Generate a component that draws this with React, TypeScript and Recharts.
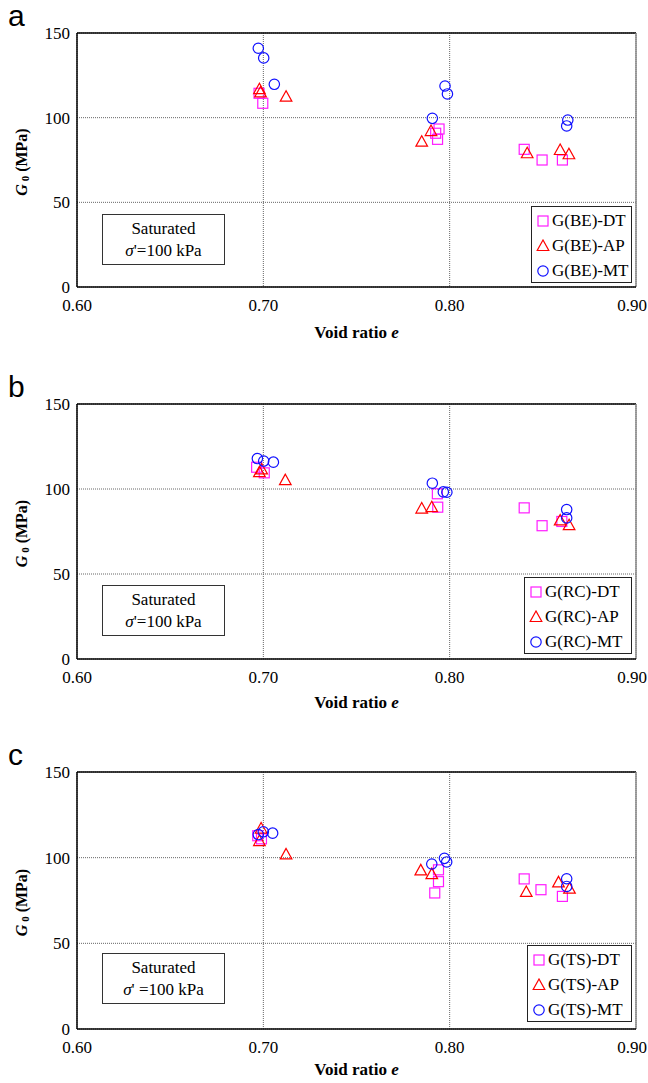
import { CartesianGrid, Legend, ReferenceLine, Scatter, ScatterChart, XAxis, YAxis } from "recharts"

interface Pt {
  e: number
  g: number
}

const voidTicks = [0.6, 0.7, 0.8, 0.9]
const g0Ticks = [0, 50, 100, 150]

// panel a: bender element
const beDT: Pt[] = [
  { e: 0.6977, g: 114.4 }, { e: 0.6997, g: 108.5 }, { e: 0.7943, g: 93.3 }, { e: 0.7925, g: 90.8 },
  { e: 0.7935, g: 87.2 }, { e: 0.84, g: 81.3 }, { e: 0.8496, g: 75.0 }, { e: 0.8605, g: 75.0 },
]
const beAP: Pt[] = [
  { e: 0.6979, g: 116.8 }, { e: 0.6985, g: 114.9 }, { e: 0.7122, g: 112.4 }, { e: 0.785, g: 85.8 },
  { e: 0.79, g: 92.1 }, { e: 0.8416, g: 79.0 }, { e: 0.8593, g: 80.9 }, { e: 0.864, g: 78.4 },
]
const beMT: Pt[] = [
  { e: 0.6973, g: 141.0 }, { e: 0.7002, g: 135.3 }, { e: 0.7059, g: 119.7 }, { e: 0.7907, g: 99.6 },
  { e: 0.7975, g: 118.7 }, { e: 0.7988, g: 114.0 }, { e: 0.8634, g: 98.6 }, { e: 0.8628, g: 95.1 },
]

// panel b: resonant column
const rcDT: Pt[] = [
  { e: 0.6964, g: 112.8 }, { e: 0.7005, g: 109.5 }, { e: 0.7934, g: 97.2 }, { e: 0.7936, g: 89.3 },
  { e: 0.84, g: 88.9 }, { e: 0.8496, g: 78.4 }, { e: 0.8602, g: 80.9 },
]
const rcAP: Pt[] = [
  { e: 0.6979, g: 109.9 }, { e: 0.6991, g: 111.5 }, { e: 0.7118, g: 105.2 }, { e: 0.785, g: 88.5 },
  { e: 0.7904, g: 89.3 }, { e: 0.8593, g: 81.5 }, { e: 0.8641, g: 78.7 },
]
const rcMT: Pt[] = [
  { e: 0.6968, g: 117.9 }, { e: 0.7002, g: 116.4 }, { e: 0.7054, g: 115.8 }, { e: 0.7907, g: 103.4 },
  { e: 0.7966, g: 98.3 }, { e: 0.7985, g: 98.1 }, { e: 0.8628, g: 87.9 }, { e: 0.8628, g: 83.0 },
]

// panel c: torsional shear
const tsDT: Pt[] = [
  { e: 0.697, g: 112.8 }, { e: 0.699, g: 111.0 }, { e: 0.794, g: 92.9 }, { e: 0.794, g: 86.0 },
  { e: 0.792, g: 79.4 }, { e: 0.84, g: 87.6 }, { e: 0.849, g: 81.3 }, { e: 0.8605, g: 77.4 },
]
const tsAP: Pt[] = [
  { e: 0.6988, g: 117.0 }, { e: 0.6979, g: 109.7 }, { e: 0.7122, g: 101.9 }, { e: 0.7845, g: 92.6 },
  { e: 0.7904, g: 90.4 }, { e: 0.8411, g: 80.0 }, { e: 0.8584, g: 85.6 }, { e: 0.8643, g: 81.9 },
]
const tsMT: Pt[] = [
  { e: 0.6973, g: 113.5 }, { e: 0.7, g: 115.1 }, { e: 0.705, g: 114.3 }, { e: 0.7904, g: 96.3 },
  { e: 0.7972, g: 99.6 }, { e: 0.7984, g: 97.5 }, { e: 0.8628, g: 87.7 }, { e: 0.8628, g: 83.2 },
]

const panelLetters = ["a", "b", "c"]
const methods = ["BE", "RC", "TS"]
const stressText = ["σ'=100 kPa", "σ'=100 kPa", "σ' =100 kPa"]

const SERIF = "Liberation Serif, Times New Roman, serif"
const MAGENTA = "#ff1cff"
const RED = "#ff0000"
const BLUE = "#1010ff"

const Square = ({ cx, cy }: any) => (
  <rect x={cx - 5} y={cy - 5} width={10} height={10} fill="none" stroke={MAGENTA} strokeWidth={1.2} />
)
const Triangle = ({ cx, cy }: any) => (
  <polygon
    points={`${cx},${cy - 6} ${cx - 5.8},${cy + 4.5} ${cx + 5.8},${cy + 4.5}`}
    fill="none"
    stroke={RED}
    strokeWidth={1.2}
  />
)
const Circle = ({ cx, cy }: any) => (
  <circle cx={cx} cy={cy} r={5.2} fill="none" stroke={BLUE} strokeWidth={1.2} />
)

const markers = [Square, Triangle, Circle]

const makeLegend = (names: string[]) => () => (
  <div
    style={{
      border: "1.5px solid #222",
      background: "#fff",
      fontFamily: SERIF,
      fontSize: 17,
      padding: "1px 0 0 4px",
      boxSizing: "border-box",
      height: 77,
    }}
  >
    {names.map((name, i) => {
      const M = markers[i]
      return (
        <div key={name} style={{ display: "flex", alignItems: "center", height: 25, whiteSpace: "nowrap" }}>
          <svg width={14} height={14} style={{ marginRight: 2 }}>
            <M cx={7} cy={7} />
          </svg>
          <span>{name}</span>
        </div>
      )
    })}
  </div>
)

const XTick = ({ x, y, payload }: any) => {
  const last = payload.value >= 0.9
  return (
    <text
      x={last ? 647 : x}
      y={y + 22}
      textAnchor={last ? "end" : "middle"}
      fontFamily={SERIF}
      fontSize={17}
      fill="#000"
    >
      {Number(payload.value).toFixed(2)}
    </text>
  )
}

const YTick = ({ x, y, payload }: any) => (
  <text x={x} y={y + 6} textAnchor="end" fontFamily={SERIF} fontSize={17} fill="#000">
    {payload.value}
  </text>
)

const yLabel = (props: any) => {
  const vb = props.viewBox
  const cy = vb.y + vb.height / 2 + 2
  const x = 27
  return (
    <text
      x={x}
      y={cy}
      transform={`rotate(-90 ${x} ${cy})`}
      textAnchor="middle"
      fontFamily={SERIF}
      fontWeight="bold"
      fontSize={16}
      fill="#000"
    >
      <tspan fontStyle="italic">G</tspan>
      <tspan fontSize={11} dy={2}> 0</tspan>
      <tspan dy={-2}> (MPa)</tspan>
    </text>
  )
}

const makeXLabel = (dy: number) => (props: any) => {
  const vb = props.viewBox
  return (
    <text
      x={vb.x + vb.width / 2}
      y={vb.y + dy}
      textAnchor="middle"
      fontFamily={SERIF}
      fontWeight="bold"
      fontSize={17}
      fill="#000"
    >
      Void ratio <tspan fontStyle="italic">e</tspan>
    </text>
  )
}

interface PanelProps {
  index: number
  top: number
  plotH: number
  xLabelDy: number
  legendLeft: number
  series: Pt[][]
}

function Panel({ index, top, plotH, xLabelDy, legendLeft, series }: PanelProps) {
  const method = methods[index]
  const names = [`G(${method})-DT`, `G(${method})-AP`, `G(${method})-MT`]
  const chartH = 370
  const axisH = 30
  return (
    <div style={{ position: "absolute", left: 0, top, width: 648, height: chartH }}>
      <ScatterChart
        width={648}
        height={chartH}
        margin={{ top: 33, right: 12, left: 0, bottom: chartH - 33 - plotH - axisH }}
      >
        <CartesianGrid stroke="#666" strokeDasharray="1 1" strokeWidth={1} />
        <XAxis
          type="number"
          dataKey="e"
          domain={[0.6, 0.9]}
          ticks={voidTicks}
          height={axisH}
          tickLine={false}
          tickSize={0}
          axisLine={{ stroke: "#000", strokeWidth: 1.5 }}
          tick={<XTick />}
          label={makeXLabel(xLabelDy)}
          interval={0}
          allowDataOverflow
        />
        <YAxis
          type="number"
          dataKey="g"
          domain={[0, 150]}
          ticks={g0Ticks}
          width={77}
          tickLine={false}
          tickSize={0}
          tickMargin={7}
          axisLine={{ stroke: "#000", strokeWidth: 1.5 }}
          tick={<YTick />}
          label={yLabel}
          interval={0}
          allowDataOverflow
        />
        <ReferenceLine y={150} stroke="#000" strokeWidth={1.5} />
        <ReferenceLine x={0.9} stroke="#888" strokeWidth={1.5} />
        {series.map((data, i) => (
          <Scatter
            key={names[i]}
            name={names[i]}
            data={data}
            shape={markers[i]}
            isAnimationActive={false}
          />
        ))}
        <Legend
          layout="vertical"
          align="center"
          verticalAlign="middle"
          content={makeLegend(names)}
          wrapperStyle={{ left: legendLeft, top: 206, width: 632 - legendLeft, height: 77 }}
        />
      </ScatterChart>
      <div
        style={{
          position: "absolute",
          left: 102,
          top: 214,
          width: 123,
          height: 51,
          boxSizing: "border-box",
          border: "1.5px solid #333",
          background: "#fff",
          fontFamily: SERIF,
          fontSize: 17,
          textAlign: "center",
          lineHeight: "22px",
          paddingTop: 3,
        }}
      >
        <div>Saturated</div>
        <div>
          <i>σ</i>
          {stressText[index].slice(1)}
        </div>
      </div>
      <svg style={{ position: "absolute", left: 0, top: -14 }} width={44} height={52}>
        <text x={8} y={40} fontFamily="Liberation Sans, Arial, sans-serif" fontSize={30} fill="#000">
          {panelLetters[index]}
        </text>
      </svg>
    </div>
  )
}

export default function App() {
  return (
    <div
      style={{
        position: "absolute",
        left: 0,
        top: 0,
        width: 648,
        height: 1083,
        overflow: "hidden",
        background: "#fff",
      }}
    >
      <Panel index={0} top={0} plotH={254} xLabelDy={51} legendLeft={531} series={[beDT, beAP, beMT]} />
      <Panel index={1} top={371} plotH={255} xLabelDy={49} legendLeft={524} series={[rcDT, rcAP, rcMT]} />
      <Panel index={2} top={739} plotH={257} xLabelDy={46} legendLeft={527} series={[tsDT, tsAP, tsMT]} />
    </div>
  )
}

Challenge:
Repeat the lines exactly as they stand, from the opening line of the data through the line with "const g0Ticks = [0, 50, 100, 150]". Pictures stay out of the copy.

Solution to this problem:
Generate a component that draws this with React, TypeScript and Recharts.
import { CartesianGrid, Legend, ReferenceLine, Scatter, ScatterChart, XAxis, YAxis } from "recharts"

interface Pt {
  e: number
  g: number
}

const voidTicks = [0.6, 0.7, 0.8, 0.9]
const g0Ticks = [0, 50, 100, 150]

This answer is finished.